***** Data provided
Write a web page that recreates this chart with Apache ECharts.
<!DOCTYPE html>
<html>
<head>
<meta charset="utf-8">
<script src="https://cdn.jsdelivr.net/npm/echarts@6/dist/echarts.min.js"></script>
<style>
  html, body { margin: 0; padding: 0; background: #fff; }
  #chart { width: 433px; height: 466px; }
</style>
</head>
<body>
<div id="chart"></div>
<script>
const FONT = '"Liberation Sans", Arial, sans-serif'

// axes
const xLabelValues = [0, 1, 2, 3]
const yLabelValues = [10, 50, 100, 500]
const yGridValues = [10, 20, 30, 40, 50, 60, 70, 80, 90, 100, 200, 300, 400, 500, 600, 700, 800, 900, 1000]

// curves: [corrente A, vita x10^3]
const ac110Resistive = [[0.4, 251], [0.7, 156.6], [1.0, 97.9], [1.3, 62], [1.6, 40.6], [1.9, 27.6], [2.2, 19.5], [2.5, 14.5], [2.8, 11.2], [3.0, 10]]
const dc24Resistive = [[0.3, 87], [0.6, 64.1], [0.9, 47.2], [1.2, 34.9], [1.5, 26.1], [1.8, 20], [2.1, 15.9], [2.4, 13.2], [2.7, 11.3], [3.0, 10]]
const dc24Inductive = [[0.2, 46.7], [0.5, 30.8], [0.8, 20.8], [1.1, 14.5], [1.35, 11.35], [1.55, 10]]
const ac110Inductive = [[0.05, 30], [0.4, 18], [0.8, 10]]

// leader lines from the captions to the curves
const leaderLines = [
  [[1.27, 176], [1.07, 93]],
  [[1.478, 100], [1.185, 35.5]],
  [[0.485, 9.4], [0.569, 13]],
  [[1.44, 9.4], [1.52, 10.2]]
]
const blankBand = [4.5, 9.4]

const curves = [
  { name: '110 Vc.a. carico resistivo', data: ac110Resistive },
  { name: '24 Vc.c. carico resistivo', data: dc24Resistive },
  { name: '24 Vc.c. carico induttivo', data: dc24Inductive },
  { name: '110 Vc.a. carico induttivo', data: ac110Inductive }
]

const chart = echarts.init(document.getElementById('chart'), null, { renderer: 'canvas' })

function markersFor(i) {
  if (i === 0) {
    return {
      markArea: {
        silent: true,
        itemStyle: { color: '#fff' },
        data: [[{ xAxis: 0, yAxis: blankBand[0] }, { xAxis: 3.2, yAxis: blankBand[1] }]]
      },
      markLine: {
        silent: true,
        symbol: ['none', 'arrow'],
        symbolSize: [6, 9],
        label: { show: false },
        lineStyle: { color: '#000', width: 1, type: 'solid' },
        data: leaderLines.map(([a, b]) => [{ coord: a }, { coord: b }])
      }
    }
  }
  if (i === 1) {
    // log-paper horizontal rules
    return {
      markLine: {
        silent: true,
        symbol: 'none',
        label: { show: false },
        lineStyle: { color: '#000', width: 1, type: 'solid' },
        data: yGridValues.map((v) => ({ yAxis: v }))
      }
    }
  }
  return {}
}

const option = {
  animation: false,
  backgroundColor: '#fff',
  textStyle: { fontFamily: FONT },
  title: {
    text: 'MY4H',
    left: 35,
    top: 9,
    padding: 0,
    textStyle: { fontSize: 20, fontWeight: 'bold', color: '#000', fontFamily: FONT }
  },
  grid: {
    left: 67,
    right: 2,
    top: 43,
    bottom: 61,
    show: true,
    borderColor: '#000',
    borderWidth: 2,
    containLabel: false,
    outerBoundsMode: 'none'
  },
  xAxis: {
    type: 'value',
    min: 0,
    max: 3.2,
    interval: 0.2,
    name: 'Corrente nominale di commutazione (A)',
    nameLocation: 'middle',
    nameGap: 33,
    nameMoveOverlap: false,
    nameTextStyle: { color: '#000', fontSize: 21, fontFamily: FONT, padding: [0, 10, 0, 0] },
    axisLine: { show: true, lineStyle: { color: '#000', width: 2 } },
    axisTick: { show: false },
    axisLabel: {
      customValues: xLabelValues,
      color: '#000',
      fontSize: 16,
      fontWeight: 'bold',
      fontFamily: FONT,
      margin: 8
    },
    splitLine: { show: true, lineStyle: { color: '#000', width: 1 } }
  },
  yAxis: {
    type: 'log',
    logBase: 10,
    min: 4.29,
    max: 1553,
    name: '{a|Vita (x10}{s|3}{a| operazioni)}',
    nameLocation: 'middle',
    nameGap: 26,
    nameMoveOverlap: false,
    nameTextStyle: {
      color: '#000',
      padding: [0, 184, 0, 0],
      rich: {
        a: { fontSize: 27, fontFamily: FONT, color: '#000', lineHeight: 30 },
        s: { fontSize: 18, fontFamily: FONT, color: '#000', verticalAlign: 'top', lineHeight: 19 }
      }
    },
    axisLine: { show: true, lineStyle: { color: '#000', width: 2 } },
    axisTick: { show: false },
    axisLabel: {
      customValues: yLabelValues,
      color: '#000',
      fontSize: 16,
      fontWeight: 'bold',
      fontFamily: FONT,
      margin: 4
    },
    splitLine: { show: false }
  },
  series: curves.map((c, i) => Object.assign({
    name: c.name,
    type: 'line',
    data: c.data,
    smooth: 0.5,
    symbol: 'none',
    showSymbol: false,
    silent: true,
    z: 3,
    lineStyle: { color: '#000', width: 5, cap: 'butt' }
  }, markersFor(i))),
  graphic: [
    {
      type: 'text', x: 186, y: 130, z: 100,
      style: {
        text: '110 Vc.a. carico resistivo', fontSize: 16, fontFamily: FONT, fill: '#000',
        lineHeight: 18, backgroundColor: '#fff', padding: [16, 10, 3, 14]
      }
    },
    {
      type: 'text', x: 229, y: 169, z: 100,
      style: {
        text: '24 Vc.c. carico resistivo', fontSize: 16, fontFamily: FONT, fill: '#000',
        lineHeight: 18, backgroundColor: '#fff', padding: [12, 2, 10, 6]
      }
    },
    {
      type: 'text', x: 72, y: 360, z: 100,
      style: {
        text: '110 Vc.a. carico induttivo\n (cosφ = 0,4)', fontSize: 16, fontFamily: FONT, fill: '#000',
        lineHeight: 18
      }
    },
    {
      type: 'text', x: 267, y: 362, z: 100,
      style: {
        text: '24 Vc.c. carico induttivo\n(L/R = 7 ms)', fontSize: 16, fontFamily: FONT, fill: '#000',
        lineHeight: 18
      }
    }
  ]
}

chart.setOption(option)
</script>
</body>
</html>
**********
→ **Task to carry out**: Restate the data above exactly, keeping each word as it stands.

→ **Expected output**:
Write a web page that recreates this chart with Apache ECharts.
<!DOCTYPE html>
<html>
<head>
<meta charset="utf-8">
<script src="https://cdn.jsdelivr.net/npm/echarts@6/dist/echarts.min.js"></script>
<style>
  html, body { margin: 0; padding: 0; background: #fff; }
  #chart { width: 433px; height: 466px; }
</style>
</head>
<body>
<div id="chart"></div>
<script>
const FONT = '"Liberation Sans", Arial, sans-serif'

// axes
const xLabelValues = [0, 1, 2, 3]
const yLabelValues = [10, 50, 100, 500]
const yGridValues = [10, 20, 30, 40, 50, 60, 70, 80, 90, 100, 200, 300, 400, 500, 600, 700, 800, 900, 1000]

// curves: [corrente A, vita x10^3]
const ac110Resistive = [[0.4, 251], [0.7, 156.6], [1.0, 97.9], [1.3, 62], [1.6, 40.6], [1.9, 27.6], [2.2, 19.5], [2.5, 14.5], [2.8, 11.2], [3.0, 10]]
const dc24Resistive = [[0.3, 87], [0.6, 64.1], [0.9, 47.2], [1.2, 34.9], [1.5, 26.1], [1.8, 20], [2.1, 15.9], [2.4, 13.2], [2.7, 11.3], [3.0, 10]]
const dc24Inductive = [[0.2, 46.7], [0.5, 30.8], [0.8, 20.8], [1.1, 14.5], [1.35, 11.35], [1.55, 10]]
const ac110Inductive = [[0.05, 30], [0.4, 18], [0.8, 10]]

// leader lines from the captions to the curves
const leaderLines = [
  [[1.27, 176], [1.07, 93]],
  [[1.478, 100], [1.185, 35.5]],
  [[0.485, 9.4], [0.569, 13]],
  [[1.44, 9.4], [1.52, 10.2]]
]
const blankBand = [4.5, 9.4]

const curves = [
  { name: '110 Vc.a. carico resistivo', data: ac110Resistive },
  { name: '24 Vc.c. carico resistivo', data: dc24Resistive },
  { name: '24 Vc.c. carico induttivo', data: dc24Inductive },
  { name: '110 Vc.a. carico induttivo', data: ac110Inductive }
]

const chart = echarts.init(document.getElementById('chart'), null, { renderer: 'canvas' })

function markersFor(i) {
  if (i === 0) {
    return {
      markArea: {
        silent: true,
        itemStyle: { color: '#fff' },
        data: [[{ xAxis: 0, yAxis: blankBand[0] }, { xAxis: 3.2, yAxis: blankBand[1] }]]
      },
      markLine: {
        silent: true,
        symbol: ['none', 'arrow'],
        symbolSize: [6, 9],
        label: { show: false },
        lineStyle: { color: '#000', width: 1, type: 'solid' },
        data: leaderLines.map(([a, b]) => [{ coord: a }, { coord: b }])
      }
    }
  }
  if (i === 1) {
    // log-paper horizontal rules
    return {
      markLine: {
        silent: true,
        symbol: 'none',
        label: { show: false },
        lineStyle: { color: '#000', width: 1, type: 'solid' },
        data: yGridValues.map((v) => ({ yAxis: v }))
      }
    }
  }
  return {}
}

const option = {
  animation: false,
  backgroundColor: '#fff',
  textStyle: { fontFamily: FONT },
  title: {
    text: 'MY4H',
    left: 35,
    top: 9,
    padding: 0,
    textStyle: { fontSize: 20, fontWeight: 'bold', color: '#000', fontFamily: FONT }
  },
  grid: {
    left: 67,
    right: 2,
    top: 43,
    bottom: 61,
    show: true,
    borderColor: '#000',
    borderWidth: 2,
    containLabel: false,
    outerBoundsMode: 'none'
  },
  xAxis: {
    type: 'value',
    min: 0,
    max: 3.2,
    interval: 0.2,
    name: 'Corrente nominale di commutazione (A)',
    nameLocation: 'middle',
    nameGap: 33,
    nameMoveOverlap: false,
    nameTextStyle: { color: '#000', fontSize: 21, fontFamily: FONT, padding: [0, 10, 0, 0] },
    axisLine: { show: true, lineStyle: { color: '#000', width: 2 } },
    axisTick: { show: false },
    axisLabel: {
      customValues: xLabelValues,
      color: '#000',
      fontSize: 16,
      fontWeight: 'bold',
      fontFamily: FONT,
      margin: 8
    },
    splitLine: { show: true, lineStyle: { color: '#000', width: 1 } }
  },
  yAxis: {
    type: 'log',
    logBase: 10,
    min: 4.29,
    max: 1553,
    name: '{a|Vita (x10}{s|3}{a| operazioni)}',
    nameLocation: 'middle',
    nameGap: 26,
    nameMoveOverlap: false,
    nameTextStyle: {
      color: '#000',
      padding: [0, 184, 0, 0],
      rich: {
        a: { fontSize: 27, fontFamily: FONT, color: '#000', lineHeight: 30 },
        s: { fontSize: 18, fontFamily: FONT, color: '#000', verticalAlign: 'top', lineHeight: 19 }
      }
    },
    axisLine: { show: true, lineStyle: { color: '#000', width: 2 } },
    axisTick: { show: false },
    axisLabel: {
      customValues: yLabelValues,
      color: '#000',
      fontSize: 16,
      fontWeight: 'bold',
      fontFamily: FONT,
      margin: 4
    },
    splitLine: { show: false }
  },
  series: curves.map((c, i) => Object.assign({
    name: c.name,
    type: 'line',
    data: c.data,
    smooth: 0.5,
    symbol: 'none',
    showSymbol: false,
    silent: true,
    z: 3,
    lineStyle: { color: '#000', width: 5, cap: 'butt' }
  }, markersFor(i))),
  graphic: [
    {
      type: 'text', x: 186, y: 130, z: 100,
      style: {
        text: '110 Vc.a. carico resistivo', fontSize: 16, fontFamily: FONT, fill: '#000',
        lineHeight: 18, backgroundColor: '#fff', padding: [16, 10, 3, 14]
      }
    },
    {
      type: 'text', x: 229, y: 169, z: 100,
      style: {
        text: '24 Vc.c. carico resistivo', fontSize: 16, fontFamily: FONT, fill: '#000',
        lineHeight: 18, backgroundColor: '#fff', padding: [12, 2, 10, 6]
      }
    },
    {
      type: 'text', x: 72, y: 360, z: 100,
      style: {
        text: '110 Vc.a. carico induttivo\n (cosφ = 0,4)', fontSize: 16, fontFamily: FONT, fill: '#000',
        lineHeight: 18
      }
    },
    {
      type: 'text', x: 267, y: 362, z: 100,
      style: {
        text: '24 Vc.c. carico induttivo\n(L/R = 7 ms)', fontSize: 16, fontFamily: FONT, fill: '#000',
        lineHeight: 18
      }
    }
  ]
}

chart.setOption(option)
</script>
</body>
</html>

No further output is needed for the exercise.